Anybody think it’s weird that less than a week after I leave the church, I started having significant insights into my daddy issues?
Huh.
I think I had been trying to get attention from some unsuspecting innocents. A pat on the head from the men in my life, maybe approval and attention from them where I never got it from my dad. I thought that men in my grown-up life were supposed to be helping me heal wounds from my kid-life. Isn’t that what the relationship experts say? But then I realized that’s too big of a job for anyone. No one should be saddled with fixing me. And so, I began learning to father myself.
When I was a kid, I loved going to the hardware store with my dad, or the dump, or anywhere, really. I just wanted to be with him. He rarely spent time with us kids, working all day, then going out to the garage to work his side hustle buying, fixing, and selling wrecked cars. So, when I could get him all to myself and go someplace as interesting as the landfill, I jumped at the chance. But I was a girl, and it was hard for a dad to know what to do with a girl in those days. He never really noticed that I was a girl who loved the smell of grease and car paint, and could build and fix things. And so most of the time I was just the pretty little girl he seemed to enjoy showing off to the guys at the lumber yard or parts store when he accidentally ended up alone with me. I don’t think it was so much that he didn’t want to be with me, he just didn’t exactly know how.

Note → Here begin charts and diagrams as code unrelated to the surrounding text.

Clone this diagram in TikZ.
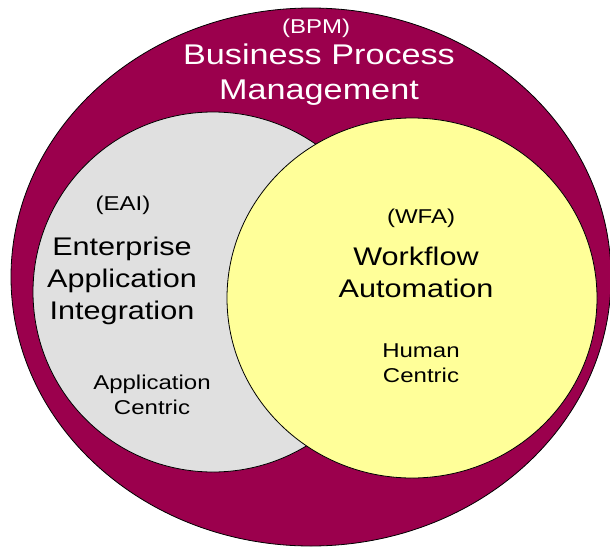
\documentclass[tikz,border=0pt]{standalone}
\usepackage{fontspec}
\usepackage{xcolor}
\usetikzlibrary{positioning}
\newfontfamily\diafont[FakeStretch=1.2]{Liberation Sans}

\definecolor{bpmred}{RGB}{155,0,77}
\definecolor{eaigray}{RGB}{224,224,224}
\definecolor{wfayellow}{RGB}{255,255,153}

\tikzset{
    venn/.style={draw=black, line width=0.8pt},
    bigtext/.style={font=\diafont\fontsize{28.5}{35}\selectfont, align=center, inner sep=0pt},
    midtext/.style={font=\diafont\fontsize{25.5}{32}\selectfont, align=center, inner sep=0pt},
    smalltext/.style={font=\diafont\fontsize{20}{25}\selectfont, align=center, inner sep=0pt}
}

\begin{document}
\begin{tikzpicture}[x=1pt, y=-1pt]
        \useasboundingbox (0, 0) rectangle (610, 546);

        % the three sets
        \draw[venn, fill=bpmred] (311, 277) ellipse [x radius=300, y radius=269];
        \draw[venn, fill=eaigray] (213, 292) circle [radius=180];
        \draw[venn, fill=wfayellow] (412, 298) ellipse [x radius=185, y radius=180];

        % BPM
        \node[smalltext, text=white, anchor=base] (bpmabbr) at (316, 33) {(BPM)};
        \node[bigtext, text=white] (bpmname) at (319, 75) {Business Process\\Management};

        % EAI
        \node[smalltext, anchor=base] (eaiabbr) at (123, 210) {(EAI)};
        \node[midtext] (eainame) at (122, 281) {Enterprise\\Application\\Integration};
        \node[smalltext] (eaifocus) at (152, 395) {Application\\Centric};

        % WFA
        \node[smalltext, anchor=base] (wfaabbr) at (421, 223) {(WFA)};
        \node[midtext] (wfaname) at (416, 272) {Workflow\\Automation};
        \node[smalltext] (wfafocus) at (421, 363) {Human\\Centric};

      \end{tikzpicture}
\end{document}
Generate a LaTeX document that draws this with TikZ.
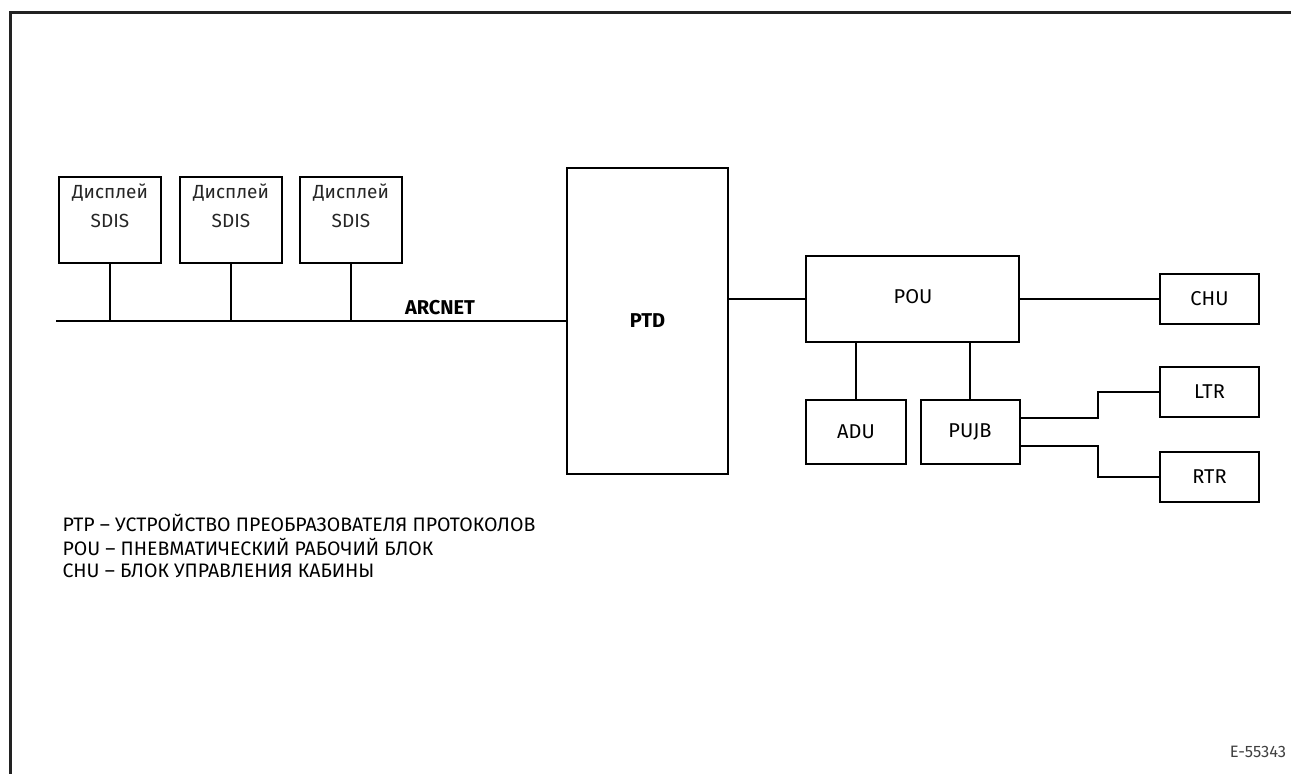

When I got to around fourteen-years-old, sometimes I saw how other men looked at me; sometimes my friend’s fathers. It felt strange to see them noticing me. I wanted to hide. My body image suffered. I hated being a girl sometimes. My legs were growing long and (I thought) awkward. There were so many limitations and talk of how I should learn to type or do bookkeeping so I could get an office job when what I really wanted was to be a park ranger or race motorcycles. I felt powerless most of the time, just assuming “something” would happen and map out a life for me.

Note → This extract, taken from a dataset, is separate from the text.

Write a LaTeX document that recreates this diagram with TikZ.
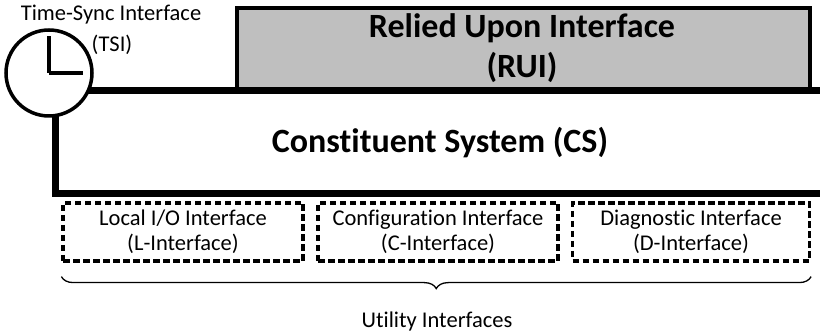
\documentclass[tikz,border=0pt]{standalone}
\usepackage{fontspec}
\setmainfont{Carlito}[Ligatures=NoCommon]
\usetikzlibrary{positioning,decorations.pathreplacing}

\begin{document}
\begin{tikzpicture}[x=1pt,y=-1pt,
    utilbox/.style={draw,line width=3.2pt,dash pattern=on 6.5pt off 3.5pt,
      minimum width=240pt,minimum height=58pt,align=center,
      font=\fontsize{22.5}{25}\selectfont},
    smalltext/.style={font=\fontsize{22.5}{25}\selectfont},
    bigtext/.style={font=\bfseries\fontsize{34}{40}\selectfont,align=center}]
   \useasboundingbox (0,0) rectangle (820,336);
   % relied upon interface
   \draw[fill=black!25,line width=4pt] (237,8) rectangle (810,91);
   \node[bigtext] (rui) at (522,48) {Relied Upon Interface\\(RUI)};
   % constituent system
   \draw[fill=white,line width=7pt] (55,91) rectangle (840,194);
   \node[bigtext] (cs) at (440,143) {Constituent System (CS)};
   % time-sync interface
   \node[draw,circle,fill=white,line width=3.5pt,minimum size=86pt] (clock) at (49,73) {};
   \draw[line width=3.5pt] (clock.center) -- ++(0,-37) (clock.center) -- ++(34,0);
   \node[smalltext] (tsi) at (111,15) {Time-Sync Interface};
   \node[smalltext] (tsiabbr) at (112,45) {(TSI)};
   % utility interfaces
   \node[utilbox] (lif) at (183,232) {Local I/O Interface\\(L-Interface)};
   \node[utilbox] (cif) at (438,232) {Configuration Interface\\(C-Interface)};
   \node[utilbox,minimum width=237pt] (dif) at (691,232) {Diagnostic Interface\\(D-Interface)};
   \draw[line width=1.3pt,decorate,decoration={brace,mirror,amplitude=12pt}]
     ([yshift=-14pt]lif.south west) -- ([yshift=-14pt]dif.south east) node[midway] (brc) {};
   \node[smalltext] (util) at (437,322) {Utility Interfaces};
\end{tikzpicture}
\end{document}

And it did. I had a baby before my nineteenth birthday and my life was mapped—at least temporarily. I spent the next fifteen years trying to make up for it. I was the perfect daughter, the perfect mother, and the perfect wife hosting football parties and poker nights for my husband’s friends. Everything was perfect. I perfected my body, my skills, and my cover up. And I thought for the longest time, I had to do all of this. But I didn’t.
Somehow, I realized I could exercise free will. So I willed myself back to college. I willed myself out of my marriage, and into the arms of another man. Imagine how I then married him, a new man who didn’t know how to be with me either.
I knew when I tried to get his attention, I was just that little girl wanting to hang out with her dad again. When we were dating and he was remote, then in a sort of startled way noticed me across the table and say, “You’re a pretty little thing aren’t you?” that it felt just like my dad saying it.
Still there is something in your mind, like when you were a child, that tells you this is normal, and therefore, good. But it wasn’t all that good. He had all he loud, scary traits of my dad, and all the opposite ones of my first husband. Which meant I didn’t have to host football parties and poker games anymore, but which also meant, those daddy issues were something I hadn’t even recognized yet. It wasn’t until after Ben was born, I was divorced—again—and left to alone to figure out my life that I really started to see it.
One day during all of this, I found myself looking into my bathroom mirror, pouting like a six-year-old about how everything I ever wanted to do, my dad would say something negative about and stop me from doing it. There was the major in Forestry, there was motorcycle racing, there was getting married (oops, you get props for that one dad). As I stood there feeling sorry for myself and looking at my teary reflection thinking about all of this, I heard that voice say, “Yeah, well who’s standing in your way now?”
That’s what I think gave me the courage to take on my own life, leave organized religion, and start believing in what I really believed without feeling anyone’s condemnation about it. I learned Reiki and meditation without feeling guilty. I started cooking and eating organic foods again. I had sex for the sheer pleasure of it. I took responsibility for my own decisions without the crutch of a church or a husband or any other daddy-figure to approve or disapprove.
And you know what? The world did not come crashing down around me. In fact, the world was kinder, brighter, more wide open.
It was clear that although I had abandoned the church, god had not abandoned me. And in fact, was still on my side. And much like when I heard Warren Macdonald say, he’d “. . . best get on it,” I heard loud and clear, it was my own turn to do the same.